Virginia law allows an unlimited amount of extensions to request or grant a protective order.

In domestic violence cases where a permanent preliminary protective order is issued has the possibility of offering additional protection.

Additional protection may include granting temporary child support, child custody, and visitation depending on the circumstances.

Since domestic violence involved households and/or family members, these are factors that need to be considered.

For the best chance to be granted a protective order, reach out to a domestic violence lawyer in Virginia.

What Happens if you Violate a Protective Order Because Of Domestic Violence in Virginia?

As with any court order, violating any type of protective order is considered contempt of court and is punishable by a fine and possible jail time.

Depending on the severity of the violation, multiple criminal charges may be placed against you and may include multiple criminal penalties.

The court will most likely look at both the crime you committed and the act of violating the order separately.

What Is Deferred Finding Involving Domestic Violence in Virginia?

After a domestic violence conviction, it is important to know your options.  Sometimes a deferred finding is granted, by the discretion of the court, to defer your sentencing up to two years after you are found guilty.

If you are granted deferred finding, then this limits you from the following during your probationary time:

  • Possessing/owning a firearm
  • Committing additional violations of the law
  • Contact with the opposing party who filed the charge

Failure to comply with any of these probationary terms may result in a possible conviction of your charge.

The benefits of the deferred finding are that you are not incarcerated at the time of your conviction, and you have the possibility of having your charge dismissed.

Depending on the situation, this may be an option for you if there is sufficient evidence to find you guilty.

Is There A Downside to Deferred Finding After A Domestic Violence Charge?

Although a deferred finding after a domestic charge may be the best outcome for you, it is not always the case in every scenario.

Even if your conviction is dismissed from your record, you are unable to expunge a deferred finding from your record.

This means that your arrest record will always be obtainable by law enforcement.

By accepting the deferred finding, you are accepting both the charge and conviction if the judge does not decide to dismiss you at the end of your probation.

Dismissal of your charge is up to the judge’s discretion and there is no guarantee at the end of your probation that your charge will be dismissed.

Consulting with a lawyer prior to deciding whether to accept the deferred finding because of the limitations that come with it.

What If No Charges Are Brought on You By The Complainant of Domestic Violence in Virginia?

During domestic violence cases in Virginia, you are charged by and prosecuted by the Commonwealth of Virginia.

A domestic assault case does not require the complainant to file a formal charge in order for the Respondent to be convicted of domestic violence charges.

When the Complainant does not charge the accused or take the stand to give their testimony, then this is referred to as a “victimless prosecution”.

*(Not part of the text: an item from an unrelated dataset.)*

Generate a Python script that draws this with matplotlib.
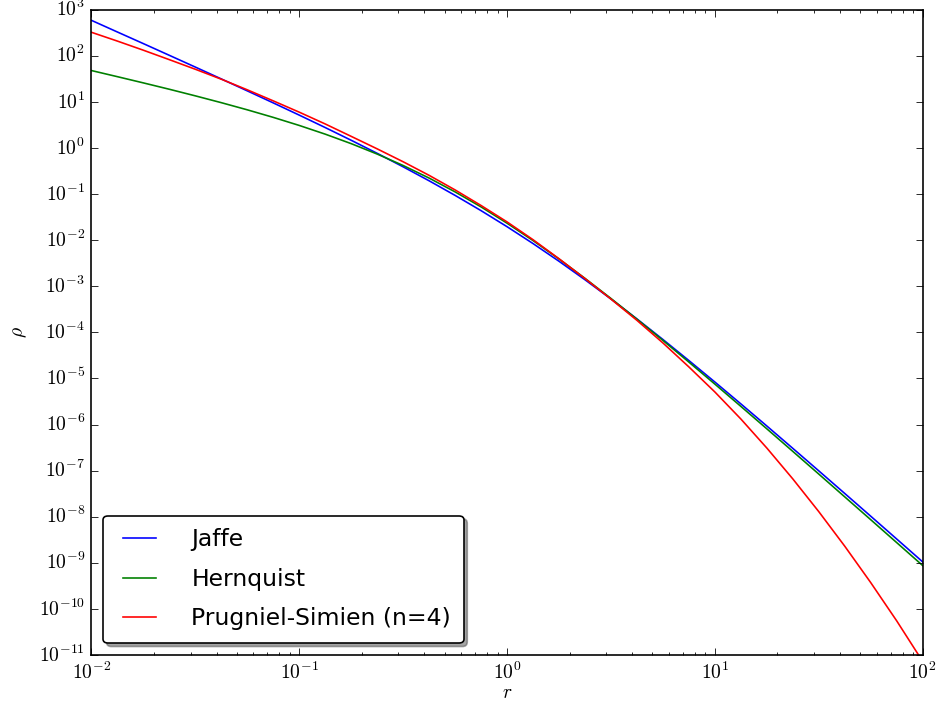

In this type of circumstance, the Commonwealth Attorney will try to prosecute by compelling the Complainant to give their testimony.

Under certain circumstances, a Commonwealth Attorney may be able to compel a Complainant to testify by threatening contempt of court.

If the Commonwealth Attorney is unable to obtain the complainant’s testimony, then they may attempt to acquire either another witness to the assault or a confession from the accused to successfully win their case.